J’vous fais un petit spécial prose cette semaine. Parce qu’un accouchement, ça se raconte mieux de même qu’en bédé.
Trois jours avant ma date de péremption, j’avais rendez-vous dans un café passablement loin de chez moi avec des amies. Je prends le métro. À Berri-UQAM, sur le quai de la ligne orange, y arrive de quoi d’un peu spécial : ça coule dans mes culottes. Pas une grosse chaudière comme dans les films là, juste un p’tit peu, juste pour dire que c’est bizarre et que je sais pas si j’me suis un peu pissé dessus.
Je me rends quand même au rendez-vous et on grignote et on jase. Je vais aux toilettes souvent pour voir si ma serviette sanitaire est imbibée de liquide amniotique, mais y a tellement pas grand chose que j’sais même pas si c’est des pertes/de la sueur/du pipi/mon imagination. Tout ce que je sais, c’est qu’à chaque fois que je change un peu de position sur mon banc, ça coule un peu plus dans mes culottes.
Je finis par appeler à la salle d’accouchement. On me suggère d’aller chez moi ramasser mes affaires et de me rendre à l’hôpital. Ma sœur vient nous chercher, vraiment énervée, tandis que mon chum et moi, on est plutôt incrédules. C’est clair que je me fais des idées et qu’ils vont nous retourner chez nous, j’ai pas de contractions, ça serait ben trop l’fun si j’accouchais aujourd’hui, voyons.
Je suis admise en salle d’accouchement pour observation. C’est long. On dit des niaiseries, on y croit pas, c’est mon premier bébé, c’est sûr que j’accouche deux semaines en retard, toutes les matantes me l’ont dit.
L’infirmière revient avec les résultats: «C’est bien du liquide amniotique. C’est aujourd’hui que ça se passe!».

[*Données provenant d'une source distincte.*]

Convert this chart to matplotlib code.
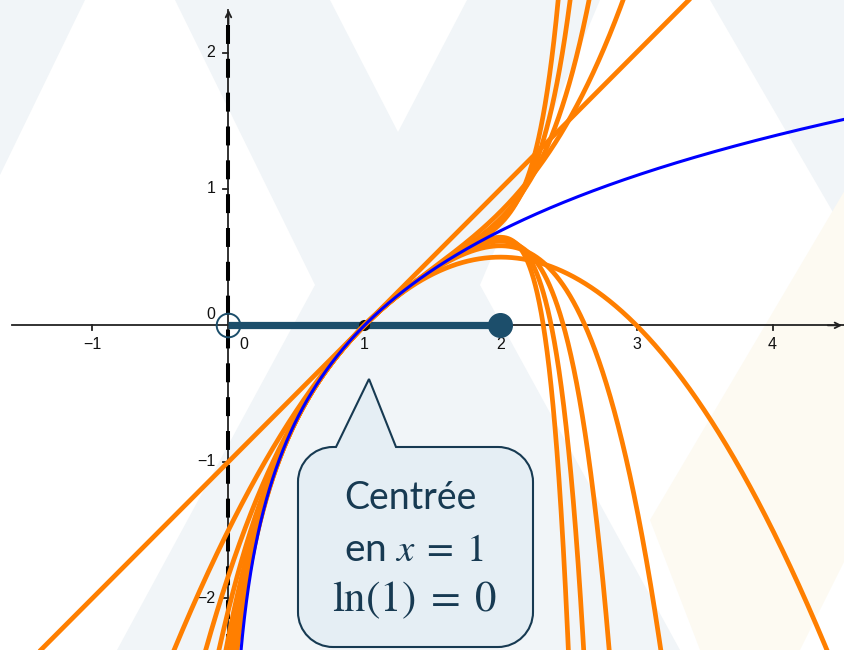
import numpy as np
import matplotlib.pyplot as plt
from matplotlib.path import Path
from matplotlib.patches import PathPatch, Polygon

plt.rcParams['mathtext.fontset'] = 'stix'

# Taylor expansions of ln(x) about x = 1
center = 1.0
degrees = [1, 2, 3, 4, 5, 6, 7, 8, 9, 10]
interval = [0.0, 2.0]          # convergence interval (0, 2]
x_ticks = [-1, 0, 1, 2, 3, 4]
x_tick_labels = ['−1', '0', '1', '2', '3', '4']
y_ticks = [-2, -1, 0, 1, 2]
y_tick_labels = ['−2', '−1', '0', '1', '2']
xlim = (-1.680, 4.533)
ylim = (-2.380, 2.385)

W, H, DPI = 845, 650, 100
ORANGE = '#ff7f00'
BLUE = '#0000ff'
TEAL = '#1c4e6b'
AXIS = '#222222'
NAVY = '#173a52'

fig = plt.figure(figsize=(W / DPI, H / DPI), dpi=DPI)
fig.patch.set_facecolor('white')

# --- faint watermark shapes behind the graph (pixel coordinates) ---
bg = fig.add_axes([0, 0, 1, 1], zorder=0)
bg.set_xlim(0, W)
bg.set_ylim(H, 0)
bg.axis('off')
gray = '#f1f5f8'
beige = '#fdfaf2'
for pts in [
    [(0, 0), (85, 0), (0, 175)],
    [(175, 0), (330, 0), (398, 132), (467, 0), (600, 0), (480, 285),
     (680, 650), (117, 650), (315, 285)],
    [(710, 0), (845, 0), (845, 233)],
]:
    bg.add_patch(Polygon(pts, closed=True, fc=gray, ec='none'))
bg.add_patch(Polygon([(845, 190), (650, 520), (700, 650), (800, 650), (845, 560)],
                     closed=True, fc=beige, ec='none'))

# --- graph in data coordinates ---
ax = fig.add_axes([0, 0, 1, 1], zorder=1)
ax.set_xlim(*xlim)
ax.set_ylim(*ylim)
ax.axis('off')
ax.patch.set_alpha(0)

px = (xlim[1] - xlim[0]) / W
py = (ylim[1] - ylim[0]) / H

# axes with arrows
ax.plot([xlim[0] + 12 * px, xlim[1]], [0, 0], color=AXIS, lw=1.3, zorder=2)
ax.annotate('', xy=(xlim[1], 0), xytext=(xlim[1] - 20 * px, 0),
            arrowprops=dict(arrowstyle='->', color=AXIS, lw=1.3), zorder=2)
ax.plot([0, 0], [ylim[0], ylim[1] - 10 * py], color=AXIS, lw=1.3, zorder=2)
ax.annotate('', xy=(0, ylim[1] - 7 * py), xytext=(0, ylim[1] - 27 * py),
            arrowprops=dict(arrowstyle='->', color=AXIS, lw=1.3), zorder=2)

# vertical asymptote x = 0
ax.plot([0, 0], [ylim[1] - 25 * py, ylim[0] - 0.1], color='black', lw=2.9,
        dashes=(4.7, 3.7), zorder=2)

# ticks and labels
tick_font = dict(fontsize=11.5, family='Liberation Sans', color='#111111')
for t, lab in zip(x_ticks, x_tick_labels):
    if t != 0:
        ax.plot([t, t], [0, -5 * py], color=AXIS, lw=1.3, zorder=2)
        ax.text(t, -19 * py, lab, ha='center', va='center', **tick_font)
    else:
        ax.text(t + 15 * px, -19 * py, lab, ha='center', va='center', **tick_font)
for t, lab in zip(y_ticks, y_tick_labels):
    if t != 0:
        ax.plot([-5 * px, 0], [t, t], color=AXIS, lw=1.3, zorder=2)
        ax.text(-13 * px, t, lab, ha='right', va='center', **tick_font)
    else:
        ax.text(-13 * px, t + 11 * py, lab, ha='right', va='center', **tick_font)

# interval of convergence
ax.plot(interval, [0, 0], color=TEAL, lw=5.2, solid_capstyle='butt', zorder=3)
ax.plot(interval[0], 0, 'o', ms=17, mfc='none', mec=TEAL, mew=1.4, zorder=3)
ax.plot(interval[1], 0, 'o', ms=17, color=TEAL, zorder=3)
ax.plot(center, np.log(center), 'o', ms=7, color='#111111', zorder=3)

# Taylor polynomials
xs = np.linspace(xlim[0] - 0.1, xlim[1] + 0.1, 4000)
u = xs - center
for n in degrees:
    k = np.arange(1, n + 1)
    ys = np.sum(((-1.0) ** (k + 1))[:, None] * u[None, :] ** k[:, None] / k[:, None], axis=0)
    ax.plot(xs, ys, color=ORANGE, lw=3.4, zorder=4, solid_capstyle='round')

# ln(x)
xl = np.linspace(0.0005, xlim[1] + 0.1, 4000)
ax.plot(xl, np.log(xl), color=BLUE, lw=2.2, zorder=5)

# --- callout bubble (pixel coordinates) ---
top = fig.add_axes([0, 0, 1, 1], zorder=2)
top.set_xlim(0, W)
top.set_ylim(H, 0)
top.axis('off')
top.patch.set_alpha(0)

L, R, T, B, r = 298, 533, 447, 647, 35
kap = 0.5523 * r
verts = [(336, T), (369, 379), (396, T), (R - r, T),
         (R - r + kap, T), (R, T + r - kap), (R, T + r),
         (R, B - r),
         (R, B - r + kap), (R - r + kap, B), (R - r, B),
         (L + r, B),
         (L + r - kap, B), (L, B - r + kap), (L, B - r),
         (L, T + r),
         (L, T + r - kap), (L + r - kap, T), (L + r, T),
         (336, T)]
codes = [Path.MOVETO, Path.LINETO, Path.LINETO, Path.LINETO,
         Path.CURVE4, Path.CURVE4, Path.CURVE4,
         Path.LINETO,
         Path.CURVE4, Path.CURVE4, Path.CURVE4,
         Path.LINETO,
         Path.CURVE4, Path.CURVE4, Path.CURVE4,
         Path.LINETO,
         Path.CURVE4, Path.CURVE4, Path.CURVE4,
         Path.CLOSEPOLY]
top.add_patch(PathPatch(Path(verts, codes), fc='#e5eef4', ec=NAVY, lw=1.5))

top.text(410, 498, 'Centrée', ha='center', va='center', fontsize=27,
         color=NAVY, family='Lato')
top.text(414, 550, r'en $x\;=\;1$', ha='center', va='center', fontsize=28,
         color=NAVY, family='Lato')
top.text(415, 600, r'$\mathrm{ln}(1)\;=\;0$', ha='center', va='center',
         fontsize=31, color=NAVY)

fig.savefig('out.png', dpi=DPI)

Les contractions sont parties soudainement, intenses et rapides. On a percé mon sac amniotique pour que le reste de mes eaux sorte et j’ai eu ben mal, ben longtemps. Après dix heures de travail, on vérifie mon col.
L’épidurale, c’est super. Par contre, j’me serais bien passé d’avoir les jambes mortes tout le long de l’accouchement. Mortes, paralysées, kaput. Je suis incapable de soulever mes jambes à la poussée et c’est vraiment weird comme sensation.
Y a un moment de panique vers la fin de la poussée. Mon bébé a le cordon bien enroulé autour du cou et elle manque d’oxygène. Sans même que je m’en rende compte, on me fait une épisiotomie d’urgence pour la sortir de là. Le médecin tient une petite fille dans ses bras, toute blanche, molle et silencieuse. On la dépose sur moi environ cinq secondes, durant lesquelles je fais de la grande poésie.
J’ai même pas vu son visage qu’on la met dans un incubateur pour l’examiner. On me dit que tout va bien, mais ils ont besoin de plus d’infirmières. Mon chum me dit qu’elle est belle. Moi, je vois rien et je peux pas bouger. On l’emmène à la pouponnière. Je l’ai à peine vue. Le placenta est sorti, on me recoud, c’est fini, on est seuls dans la chambre. Un gars, une fille, une bédaine en moins et pas de bébé.
Deux heures et un affreux repas d’hôpital plus tard, on me pousse en chaise roulante jusqu’à la pouponnière pour que je puisse enfin tenir ma fille dans mes bras. Diagnostic : hypoglycémie et forte anémie, mais ça va passer, plus de peur que de mal. Y a un peu de couleur sur ses joues.
Je suis maman. Je suis en amour.
P.-S. : J’l’ai pas mentionné, mais le combo soluté/pousser ben fort comme si on expulsait une pastèque de son anus m’a rendue complètement méconnaissable. Le visage m’a enflé jusqu’à me donner des airs de Bonhomme Michelin, avec en plus un paquet de petites veines explosées partout. Bref, une chance que la visite avait le bébé à regarder au lieu de ma face.